Кончилось тем, что арабы пожаловались на жестокость Вингейта английским властям, и вследствие этих жалоб, а также в результате изменения политической линии англичан генеральный штаб стал проявлять недовольство. Новые власти опасались усиления еврейской иммиграции, а слишком теплое отношение Вингейта к евреям и его восприятие Библии как сертификата, подтверждающего их права на эту землю, с новой политической линией не согласовывались. Поэтому командование решило отправить его в Египет.

Накануне отъезда он взял две бутылки виски, поехал в Хайфу, встретился там с командиром разведки «Хаганы», сообщил ему, что скоро будет опубликована Белая книга, и рассказал, о чем в ней будет говориться. На прощальной встрече с командирами «Хаганы» он произнес речь на иврите.

Отправку в Египет Вингейт пережил очень тяжело. Он был талантливым военачальником, надеялся встать во главе еврейской армии, твердо верил в свою правоту и обладал способностью предвидения. Например, в Ханите он сказал Йоси, что в будущем солдаты будут доставляться на вражескую территорию на самолетах с вертикальным взлетом. Иными словами, уже в те дни он думал о вертолетах.

Когда Вингейт прибыл в Египет, то с горя перерезал себе горло бритвой, и лишь по чистой случайности его удалось спасти. Вингейта отвезли в Англию, он поправился, был направлен в Эфиопию и воевал с итальянцами на стороне императора Хайле Селассие, причем применил там ту же самую стратегию, которую разработал в Галилее и Ливане: использование небольших боевых групп, способных проникать далеко за линию фронта — вроде тех, что действовали в Ханите.

После серии успешных операций в Эфиопии Вингейта перевели в Бирму, где он создал маленькую, мобильную и отчаянно смелую армию. В награду Черчилль произвел его в генералы, но одной ненастной ночью он погиб в авиакатастрофе.

Узнав об этом из новостей Би-би-си, Йоси заплакал. Он сидел в полном одиночестве и оплакивал не только выдающегося военачальника, но и человека, которого любил.

После Ханиты Йоси был назначен командиром одной из «полевых рот» в районе поселка Тель-Монд. Именно там он приобрел свое острое зрение, которое пригодилось ему восемь лет спустя, в ту очень важную и трудную ночь, когда — во время «самого большого исхода евреев с момента исхода из Египта» (как он любит выражаться) — он командовал двумя самыми крупными кораблями с нелегальными иммигрантами за всю историю агентства «Алия-Бет». Именно там, в Тель-Монде, ему впервые пришлось применить всю свою смекалку и находчивость, чтобы спасти от гибели несколько тысяч людей.

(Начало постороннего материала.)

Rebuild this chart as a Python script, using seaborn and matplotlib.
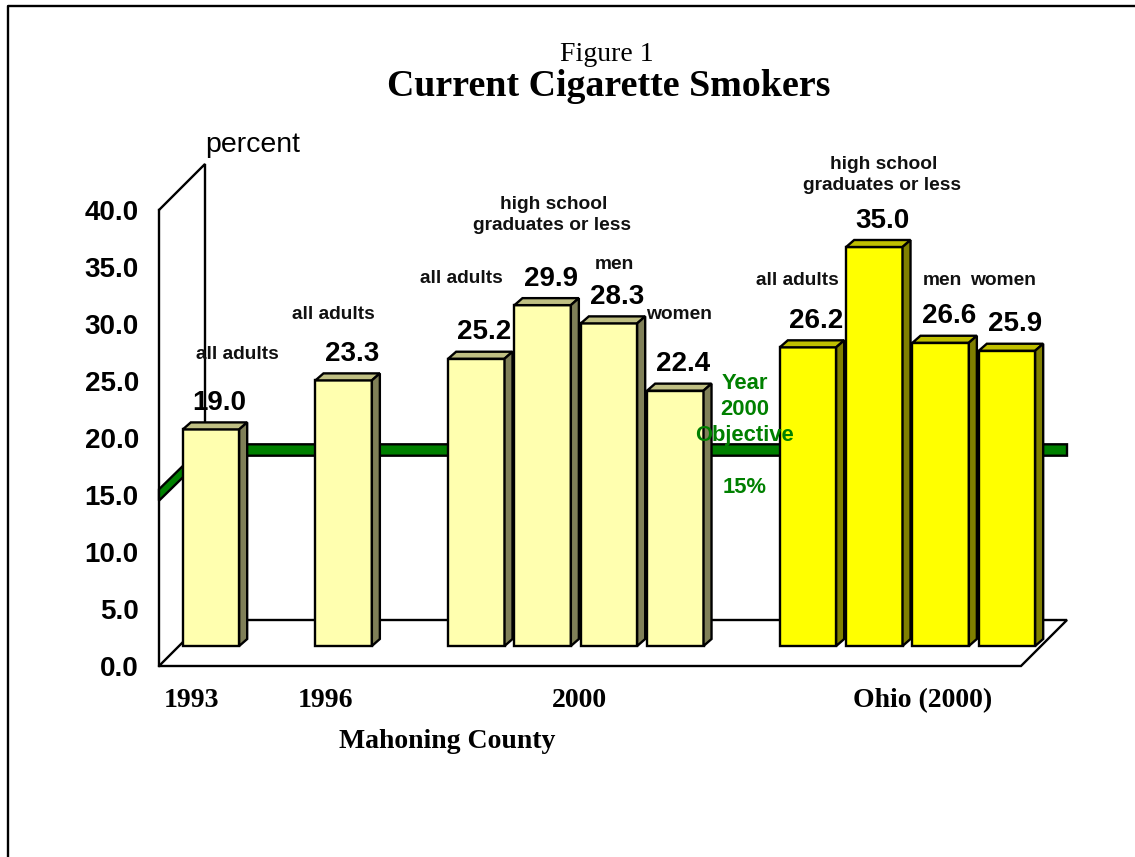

Его роте было поручено искать мины, которые арабы устанавливали на проселочных дорогах, из-за чего люди, жившие в окрестных поселениях, пребывали в постоянном страхе. Многие из них погибли или получили ранения.

Стояла зима. Барак, в котором проживало подразделение, насквозь продувался ветром. Теплой одежды и одеял не было. На сорок человек приходилось всего десять шинелей. Каждое утро, до того, как автобусы и грузовики выезжали в Тель-Авив, Йоси и его бойцы садились на пикапы и отправлялись прочесывать дороги. Стоя на подножках и сидя на передней раме, отчего машина казалась увешанной гроздьями винограда, они пристально вглядывались в дорогу, пытаясь обнаружить на ней следы ног и заложенные в рыхлую песчаную почву мины. Это требовало недюжинной смелости, быстрой реакции и острого зрения. Ведь даже самая маленькая кочка могла таить в себе смертельную опасность.